Clearly, the braniacs at Mattel had a lot of fun making up these kooky heroes and monsters. Kids had even more fun playing with them or tuning into its Ronald Reagan-abetted weekday cartoon with its totally square messages of safety and friendship intended as a wholesome antidote to the series' punching and villain tossing.
The Masters of the Universe were outrageous and ridiculous but beautifully designed, and a genuinely impressive team of artists were lurking behind the muscles and mossy flocking. Ted Mayer, a set designer who'd worked on Star Wars, concocted the Masters' sci-fi vehicles. Donald Glut, who wrote the novelization of The Empire Strikes Back and hung out with Monkee Mike Nesmith, wrote some of those mini-comics ingeniously included with the figures to give the characters some backstory. Bruce Timm, who'd create the acclaimed Batman: The Animated Series, illustrated some of them. Even the toys' package art bore a level of true artistry unseen in any other toy line.

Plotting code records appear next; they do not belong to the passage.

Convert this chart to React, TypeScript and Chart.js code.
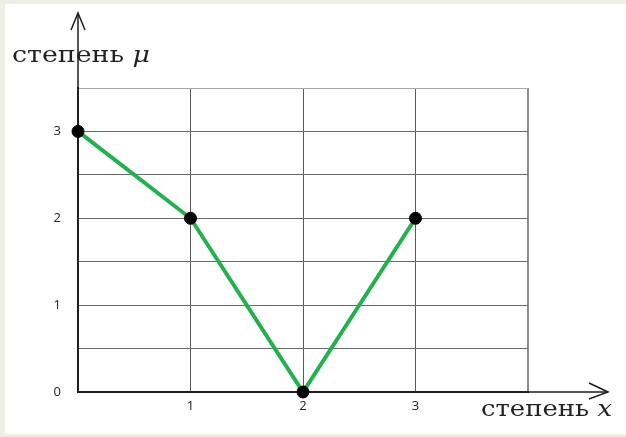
import React, { useEffect, useRef } from "react";
import { Chart, registerables } from "chart.js";

Chart.register(...registerables);

const xValues: number[] = [0, 1, 2, 3];
const muValues: number[] = [3, 2, 0, 2];
const xTickLabels: number[] = [1, 2, 3];
const yTickLabels: number[] = [0, 1, 2, 3];
const yAxisLabel = "степень ";
const yAxisSymbol = "μ";
const xAxisLabel = "степень ";
const xAxisSymbol = "x";

const W = 626;
const H = 437;

function drawLabel(
  ctx: CanvasRenderingContext2D,
  word: string,
  sym: string,
  x: number,
  baseline: number,
  targetWidth: number
) {
  ctx.save();
  const f1 = "22px 'DejaVu Serif'";
  const f2 = "italic 22px 'DejaVu Serif'";
  ctx.font = f1;
  const w1 = ctx.measureText(word).width;
  ctx.font = f2;
  const w2 = ctx.measureText(sym).width;
  const s = targetWidth / (w1 + w2);
  ctx.translate(x, baseline);
  ctx.scale(s, 1);
  ctx.fillStyle = "#222222";
  ctx.textBaseline = "alphabetic";
  ctx.font = f1;
  ctx.fillText(word, 0, 0);
  ctx.font = f2;
  ctx.fillText(sym, w1, 0);
  ctx.restore();
}

const framePlugin = {
  id: "frame",
  beforeDraw(chart: any) {
    const ctx = chart.ctx as CanvasRenderingContext2D;
    ctx.save();
    ctx.fillStyle = "#ffffff";
    ctx.fillRect(0, 0, W, H);
    ctx.fillStyle = "#efeee4";
    ctx.fillRect(0, 0, W, 4);
    ctx.fillRect(0, 0, 5, H);
    ctx.fillRect(0, H - 3, W, 3);
    ctx.restore();
  },
  afterDraw(chart: any) {
    const ctx = chart.ctx as CanvasRenderingContext2D;
    const xs = chart.scales.x;
    const ys = chart.scales.y;
    const x0 = xs.getPixelForValue(0);
    const y0 = ys.getPixelForValue(0);
    const area = chart.chartArea;
    ctx.save();
    ctx.strokeStyle = "#1e1e1e";
    ctx.lineWidth = 1.5;
    ctx.beginPath();
    ctx.moveTo(x0, area.top);
    ctx.lineTo(x0, 13);
    ctx.stroke();
    ctx.beginPath();
    ctx.moveTo(x0 - 7, 30);
    ctx.lineTo(x0, 13);
    ctx.lineTo(x0 + 7, 30);
    ctx.stroke();
    ctx.beginPath();
    ctx.moveTo(area.right, y0);
    ctx.lineTo(608, y0);
    ctx.stroke();
    ctx.beginPath();
    ctx.moveTo(589, y0 - 9);
    ctx.lineTo(608, y0);
    ctx.lineTo(589, y0 + 7);
    ctx.stroke();
    ctx.restore();
    drawLabel(ctx, yAxisLabel, yAxisSymbol, 12, 62, 138);
    drawLabel(ctx, xAxisLabel, xAxisSymbol, 481, 416, 131);
  },
};

export default function App() {
  const ref = useRef<HTMLCanvasElement | null>(null);
  useEffect(() => {
    document.body.style.margin = "0";
    if (!ref.current) return;
    const chart = new Chart(ref.current, {
      type: "line",
      data: {
        datasets: [
          {
            data: xValues.map((x, i) => ({ x, y: muValues[i] })),
            borderColor: "#22b14c",
            borderWidth: 4,
            pointRadius: 6,
            pointBackgroundColor: "#000000",
            pointBorderColor: "#000000",
            pointBorderWidth: 1,
            tension: 0,
            clip: false as any,
          },
        ],
      },
      options: {
        responsive: false,
        animation: false,
        events: [],
        layout: { padding: { left: 0, top: 88, right: W - 528, bottom: 0 } },
        plugins: { legend: { display: false }, tooltip: { enabled: false } },
        scales: {
          x: {
            type: "linear",
            min: 0,
            max: 4,
            afterFit: (s: any) => {
              s.height = H - 392;
            },
            ticks: {
              stepSize: 1,
              padding: 6,
              color: "#222",
              font: { family: "'Open Sans'", size: 13 },
              callback: (v: any) => (xTickLabels.includes(v) ? String(v) : ""),
            },
            grid: {
              drawTicks: false,
              color: (c: any) => (c.tick && c.tick.value === 4 ? "#8a8a8a" : "#5a5a5a"),
              lineWidth: (c: any) => (c.tick && c.tick.value === 4 ? 2 : 1),
            },
            border: { display: true, color: "#1e1e1e", width: 2 },
          },
          y: {
            type: "linear",
            min: 0,
            max: 3.5,
            afterFit: (s: any) => {
              s.width = 78;
            },
            ticks: {
              stepSize: 0.5,
              padding: 17,
              color: "#222",
              font: { family: "'Open Sans'", size: 13 },
              callback: (v: any) => (yTickLabels.includes(v) ? String(v) : ""),
            },
            grid: {
              drawTicks: false,
              color: (c: any) => (c.tick && c.tick.value === 3.5 ? "#a8a8a8" : "#6a6a6a"),
              lineWidth: 1,
            },
            border: { display: true, color: "#1e1e1e", width: 2 },
          },
        },
      },
      plugins: [framePlugin],
    });
    return () => chart.destroy();
  }, []);
  return (
    <div style={{ width: W, height: H }}>
      <canvas ref={ref} width={W} height={H} style={{ display: "block" }} />
    </div>
  );
}
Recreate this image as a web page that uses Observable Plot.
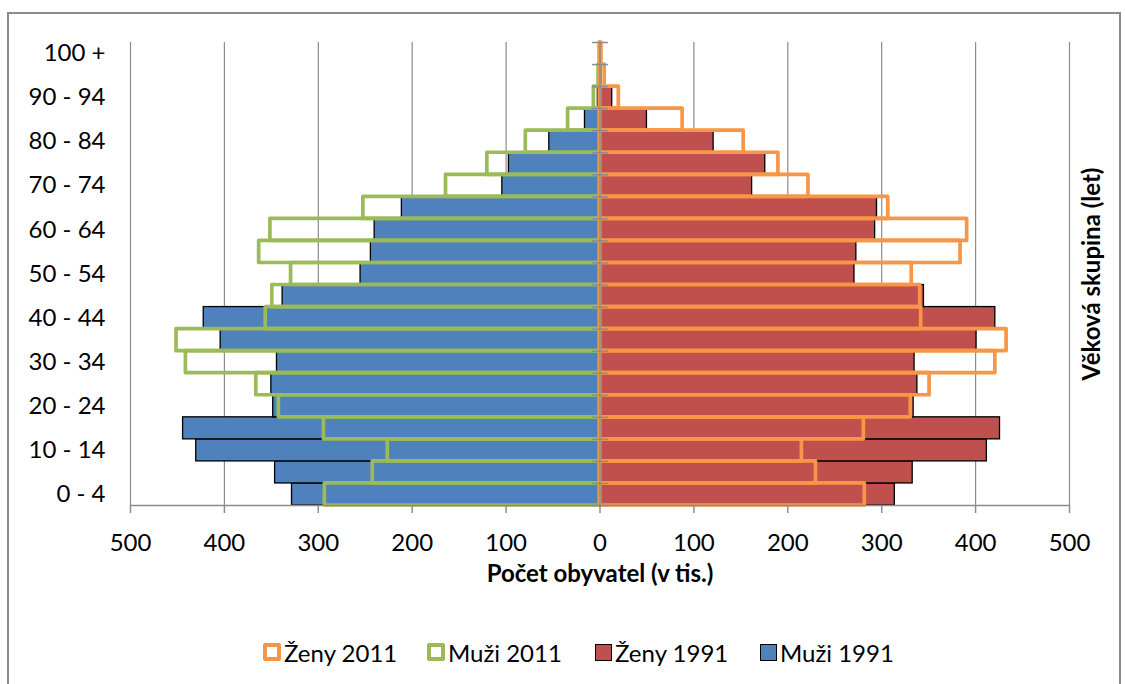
<!DOCTYPE html>
<html>
<head>
<meta charset="utf-8">
<script src="https://cdn.jsdelivr.net/npm/d3@7"></script>
<script src="https://cdn.jsdelivr.net/npm/@observablehq/plot@0.6"></script>
<style>
  html, body { margin: 0; padding: 0; background: #fff; }
  #wrap { position: relative; width: 1125px; height: 684px; overflow: hidden; background: #fff; font-family: Lato, "Open Sans", sans-serif; }
  #frame { position: absolute; left: 7px; top: 12px; width: 1114px; height: 700px; border: 2px solid #8c8c8c; box-sizing: border-box; pointer-events: none; }
  .item { position: absolute; top: 637px; height: 30px; display: flex; align-items: center; font-size: 24px; color: #000; white-space: nowrap; }
  .sw { box-sizing: border-box; width: 18px; height: 18px; margin-right: 3px; }
</style>
</head>
<body>
<div id="wrap">
  <div id="chart"></div>
  <div id="legend"></div>
  <div id="frame"></div>
</div>
<script>
// Age groups, bottom to top
const categories = ["0 - 4","5 - 9","10 - 14","15 - 19","20 - 24","25 - 29","30 - 34","35 - 39","40 - 44","45 - 49","50 - 54","55 - 59","60 - 64","65 - 69","70 - 74","75 - 79","80 - 84","85 - 89","90 - 94","95 - 99","100 +"];
// Population in thousands
const men1991   = [328, 346, 430, 444, 348, 350, 344, 404, 422, 338, 255, 244, 240, 211, 104, 97, 54, 16, 2.3, 0.5, 0.1];
const women1991 = [314, 333, 412, 426, 334, 338, 335, 401, 421, 345, 271, 273, 293, 295, 162, 176, 121, 50, 13, 1.5, 0.2];
const men2011   = [293, 242, 226, 294, 342, 366, 441, 451, 356, 349, 329, 363, 351, 252, 164, 120, 79, 34, 6.5, 1.5, 0.3];
const women2011 = [282, 230, 215, 281, 331, 351, 421, 433, 342, 341, 332, 384, 391, 307, 222, 190, 153, 88, 20, 5, 1.5];
const xTicks = [-500, -400, -300, -200, -100, 0, 100, 200, 300, 400, 500];
const xTitle = "Počet obyvatel (v tis.)";
const yTitle = "Věková skupina (let)";
const legendItems = [
  {label: "Ženy 2011", kind: "outline", color: "#F79646"},
  {label: "Muži 2011", kind: "outline", color: "#9BBB59"},
  {label: "Ženy 1991", kind: "fill", color: "#C0504D"},
  {label: "Muži 1991", kind: "fill", color: "#4F81BD"}
];
const legendLeft = [263, 427, 595, 760];

const rows = categories.map((c, i) => ({
  i, cat: c,
  m91: men1991[i], w91: women1991[i], m11: men2011[i], w11: women2011[i]
}));
const labelPos = categories.map((c, i) => i).filter(i => i % 2 === 0).map(i => i + 0.5);
const boundaries = d3.range(categories.length + 1);

const chart = Plot.plot({
  width: 1125,
  height: 620,
  marginLeft: 130,
  marginRight: 56,
  marginTop: 42,
  marginBottom: 115,
  x: {domain: [-500, 500]},
  y: {domain: [0, categories.length]},
  style: {fontFamily: "Lato, 'Open Sans', sans-serif", fontSize: "24px", color: "#000", background: "#fff", overflow: "visible"},
  marks: [
    Plot.gridX(xTicks, {stroke: "#8c8c8c", strokeOpacity: 1, strokeWidth: 1.2}),
    Plot.rect(rows, {x1: 0, x2: d => -d.m91, y1: "i", y2: d => d.i + 1, fill: "#4F81BD", stroke: "#000", strokeWidth: 1.3}),
    Plot.rect(rows, {x1: 0, x2: "w91", y1: "i", y2: d => d.i + 1, fill: "#C0504D", stroke: "#000", strokeWidth: 1.3}),
    Plot.rect(rows, {x1: 0, x2: d => -d.m11, y1: "i", y2: d => d.i + 1, fill: "none", stroke: "#9BBB59", strokeWidth: 3.7, strokeLinejoin: "round"}),
    Plot.rect(rows, {x1: 0, x2: "w11", y1: "i", y2: d => d.i + 1, fill: "none", stroke: "#F79646", strokeWidth: 3.7, strokeLinejoin: "round"}),
    Plot.ruleX([0], {stroke: "#8c8c8c", strokeWidth: 1.5}),
    Plot.ruleY(boundaries, {x1: -8, x2: 9, stroke: "#8c8c8c", strokeWidth: 1.5}),
    Plot.ruleY([0], {stroke: "#8c8c8c", strokeWidth: 1.5}),
    Plot.axisX({ticks: xTicks, tickFormat: d => Math.abs(d), tickSize: 8, tickPadding: 20, stroke: "#8c8c8c", strokeWidth: 1.5, label: null}),
    Plot.axisY({ticks: labelPos, tickFormat: d => categories[Math.floor(d)], tickSize: 0, tickPadding: 25, label: null}),
    Plot.text([xTitle], {frameAnchor: "bottom", dy: 76, fontWeight: "bold", fontSize: 24}),
    Plot.text([yTitle], {frameAnchor: "right", textAnchor: "middle", dx: 23, rotate: -90, fontWeight: "bold", fontSize: 24})
  ]
});
document.getElementById("chart").appendChild(chart);

const legend = document.getElementById("legend");
legendItems.forEach((it, k) => {
  const item = document.createElement("div");
  item.className = "item";
  item.style.left = legendLeft[k] + "px";
  const sw = document.createElement("span");
  sw.className = "sw";
  if (it.kind === "outline") {
    sw.style.border = "4px solid " + it.color;
    sw.style.borderRadius = "2px";
    sw.style.background = "#fff";
  } else {
    sw.style.border = "1.5px solid #000";
    sw.style.background = it.color;
    sw.style.width = "17px";
    sw.style.height = "17px";
  }
  const tx = document.createElement("span");
  tx.textContent = it.label;
  item.appendChild(sw);
  item.appendChild(tx);
  legend.appendChild(item);
});
</script>
</body>
</html>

The Masters of the Universe's visual pop makes Simon Beecroft's new book, cleverly titled The Masters of the Universe Book, a non-stop treat and an instant nostalgia booster shot for fans of the toys, comics, and cartoons in both their classic and current iterations (there's also plenty of space devoted to He-Man's sister, She-ra). Beecroft assembles and annotates images of all those wonderful toys, minicomics, and animation stills, while also making room for odder items, such as MotU puffy stickers, Viewmasters, colorforms, bubblebath bottles, record players, and brown paper lunch bags, which brought up some traumatic memories of having to figure out ways to hide their images of He-Man when my mom bought them for my school lunches after I was way too old for that kind of shit. Way to go, Mom!